(Task brief):
Write the data out again exactly, dropping any images it holds.

(Material provided):
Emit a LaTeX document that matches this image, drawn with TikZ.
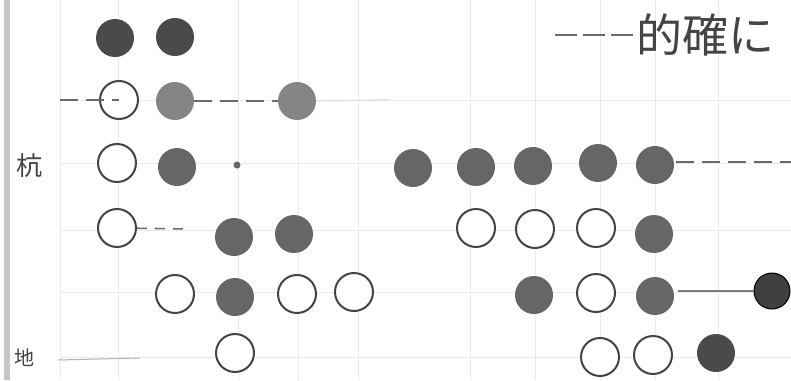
\documentclass[tikz,border=0pt]{standalone}
\usepackage{fontspec}
\newfontfamily\cjk{Noto Sans CJK JP}
\definecolor{dk}{HTML}{4A4A4A}
\definecolor{md}{HTML}{666666}
\definecolor{lt}{HTML}{858585}
\definecolor{ol}{HTML}{444444}
\definecolor{gr}{HTML}{EBEBEB}
\begin{document}
\begin{tikzpicture}[x=1pt,y=-1pt,
  stone/.style={circle,minimum size=38pt,inner sep=0pt},
  dkstone/.style={stone,fill=dk},
  mdstone/.style={stone,fill=md},
  ltstone/.style={stone,fill=lt},
  open/.style={stone,draw=ol,line width=2pt,fill=white},
  guide/.style={gr,line width=1pt},
  dashln/.style={ol!80,line width=1.6pt,dash pattern=on 18pt off 8pt},
  lbl/.style={font=\cjk,text=ol,inner sep=0pt}]
\useasboundingbox (0,0) rectangle (791,380);
\fill[white] (0,0) rectangle (791,380);
% scan edge
\fill[gray!45] (4,0) rectangle (10,380);
% faint grid
\foreach \x in {60,118,238,298,358,470,535,600,655,718}
  \draw[guide] (\x,0) -- (\x,380);
\foreach \y in {100,163,230,292,357}
  \draw[guide] (60,\y) -- (791,\y);
% row 1
\node[dkstone] (a1) at (115,38) {};
\node[dkstone] (a2) at (175,37) {};
% row 2
\coordinate (b0) at (60,100);
\node[open] (b1) at (119,100) {};
\node[ltstone] (b2) at (175,101) {};
\node[ltstone] (b3) at (297,101) {};
% row 3
\node[open] (c1) at (117,163) {};
\node[mdstone] (c2) at (177,167) {};
\node[fill=md,circle,inner sep=2.5pt] (c3) at (237,165) {};
\node[mdstone] (c4) at (413,168) {};
\node[mdstone] (c5) at (476,167) {};
\node[mdstone] (c6) at (533,166) {};
\node[mdstone] (c7) at (598,163) {};
\node[mdstone] (c8) at (655,165) {};
\coordinate (c9) at (791,162);
\coordinate (c8e) at (676,162);
% row 4
\node[open] (d1) at (117,228) {};
\node[mdstone] (d2) at (234,237) {};
\node[mdstone] (d3) at (294,234) {};
\node[open] (d4) at (476,228) {};
\node[open] (d5) at (535,229) {};
\node[open] (d6) at (596,228) {};
\node[mdstone] (d7) at (654,234) {};
% row 5
\node[open] (e1) at (175,294) {};
\node[mdstone] (e2) at (235,297) {};
\node[open] (e3) at (297,294) {};
\node[open] (e4) at (354,292) {};
\node[mdstone] (e5) at (534,295) {};
\node[open] (e6) at (596,293) {};
\node[mdstone] (e7) at (655,296) {};
\node[stone,fill=black!75,draw=black,line width=1pt,minimum size=36pt] (e8) at (772,291) {};
\coordinate (e7e) at (678,291);
% row 6
\node[open] (f1) at (235,353) {};
\node[open] (f2) at (600,357) {};
\node[open] (f3) at (653,355) {};
\node[dkstone] (f4) at (716,353) {};
% labels
\node[lbl,font=\cjk\fontsize{26}{26}\selectfont,anchor=west] (t1) at (16,166) {杭};
\node[lbl,font=\cjk\fontsize{20}{20}\selectfont,anchor=west] (t2) at (14,358) {地};
\coordinate (t2e) at (58,360);
\coordinate (t2f) at (140,358);
\node[lbl,font=\cjk\fontsize{46}{46}\selectfont,anchor=west] (t3) at (636,35) {的確に};
\coordinate (t3s) at (555,35);
% connectors
\draw[dashln] (b0) -- (b1.center) ;
\draw[dashln] (b2) -- (b3);
\draw[guide,line width=1.4pt,gray!25] (b3) -- (390,100);
\draw[dashln] (c8e) -- (c9);
\draw[dashln,dash pattern=on 10pt off 8pt] (d1) -- (190,229);
\draw[ol!70,line width=1.2pt] (e7e) -- (e8);
\draw[gray!60,line width=1pt] (t2e) -- (t2f);
\draw[dashln,dash pattern=on 22pt off 6pt] (t3s) -- (t3);
\end{tikzpicture}
\end{document}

(Solution to this exercise):
Emit a LaTeX document that matches this image, drawn with TikZ.
\documentclass[tikz,border=0pt]{standalone}
\usepackage{fontspec}
\newfontfamily\cjk{Noto Sans CJK JP}
\definecolor{dk}{HTML}{4A4A4A}
\definecolor{md}{HTML}{666666}
\definecolor{lt}{HTML}{858585}
\definecolor{ol}{HTML}{444444}
\definecolor{gr}{HTML}{EBEBEB}
\begin{document}
\begin{tikzpicture}[x=1pt,y=-1pt,
  stone/.style={circle,minimum size=38pt,inner sep=0pt},
  dkstone/.style={stone,fill=dk},
  mdstone/.style={stone,fill=md},
  ltstone/.style={stone,fill=lt},
  open/.style={stone,draw=ol,line width=2pt,fill=white},
  guide/.style={gr,line width=1pt},
  dashln/.style={ol!80,line width=1.6pt,dash pattern=on 18pt off 8pt},
  lbl/.style={font=\cjk,text=ol,inner sep=0pt}]
\useasboundingbox (0,0) rectangle (791,380);
\fill[white] (0,0) rectangle (791,380);
% scan edge
\fill[gray!45] (4,0) rectangle (10,380);
% faint grid
\foreach \x in {60,118,238,298,358,470,535,600,655,718}
  \draw[guide] (\x,0) -- (\x,380);
\foreach \y in {100,163,230,292,357}
  \draw[guide] (60,\y) -- (791,\y);
% row 1
\node[dkstone] (a1) at (115,38) {};
\node[dkstone] (a2) at (175,37) {};
% row 2
\coordinate (b0) at (60,100);
\node[open] (b1) at (119,100) {};
\node[ltstone] (b2) at (175,101) {};
\node[ltstone] (b3) at (297,101) {};
% row 3
\node[open] (c1) at (117,163) {};
\node[mdstone] (c2) at (177,167) {};
\node[fill=md,circle,inner sep=2.5pt] (c3) at (237,165) {};
\node[mdstone] (c4) at (413,168) {};
\node[mdstone] (c5) at (476,167) {};
\node[mdstone] (c6) at (533,166) {};
\node[mdstone] (c7) at (598,163) {};
\node[mdstone] (c8) at (655,165) {};
\coordinate (c9) at (791,162);
\coordinate (c8e) at (676,162);
% row 4
\node[open] (d1) at (117,228) {};
\node[mdstone] (d2) at (234,237) {};
\node[mdstone] (d3) at (294,234) {};
\node[open] (d4) at (476,228) {};
\node[open] (d5) at (535,229) {};
\node[open] (d6) at (596,228) {};
\node[mdstone] (d7) at (654,234) {};
% row 5
\node[open] (e1) at (175,294) {};
\node[mdstone] (e2) at (235,297) {};
\node[open] (e3) at (297,294) {};
\node[open] (e4) at (354,292) {};
\node[mdstone] (e5) at (534,295) {};
\node[open] (e6) at (596,293) {};
\node[mdstone] (e7) at (655,296) {};
\node[stone,fill=black!75,draw=black,line width=1pt,minimum size=36pt] (e8) at (772,291) {};
\coordinate (e7e) at (678,291);
% row 6
\node[open] (f1) at (235,353) {};
\node[open] (f2) at (600,357) {};
\node[open] (f3) at (653,355) {};
\node[dkstone] (f4) at (716,353) {};
% labels
\node[lbl,font=\cjk\fontsize{26}{26}\selectfont,anchor=west] (t1) at (16,166) {杭};
\node[lbl,font=\cjk\fontsize{20}{20}\selectfont,anchor=west] (t2) at (14,358) {地};
\coordinate (t2e) at (58,360);
\coordinate (t2f) at (140,358);
\node[lbl,font=\cjk\fontsize{46}{46}\selectfont,anchor=west] (t3) at (636,35) {的確に};
\coordinate (t3s) at (555,35);
% connectors
\draw[dashln] (b0) -- (b1.center) ;
\draw[dashln] (b2) -- (b3);
\draw[guide,line width=1.4pt,gray!25] (b3) -- (390,100);
\draw[dashln] (c8e) -- (c9);
\draw[dashln,dash pattern=on 10pt off 8pt] (d1) -- (190,229);
\draw[ol!70,line width=1.2pt] (e7e) -- (e8);
\draw[gray!60,line width=1pt] (t2e) -- (t2f);
\draw[dashln,dash pattern=on 22pt off 6pt] (t3s) -- (t3);
\end{tikzpicture}
\end{document}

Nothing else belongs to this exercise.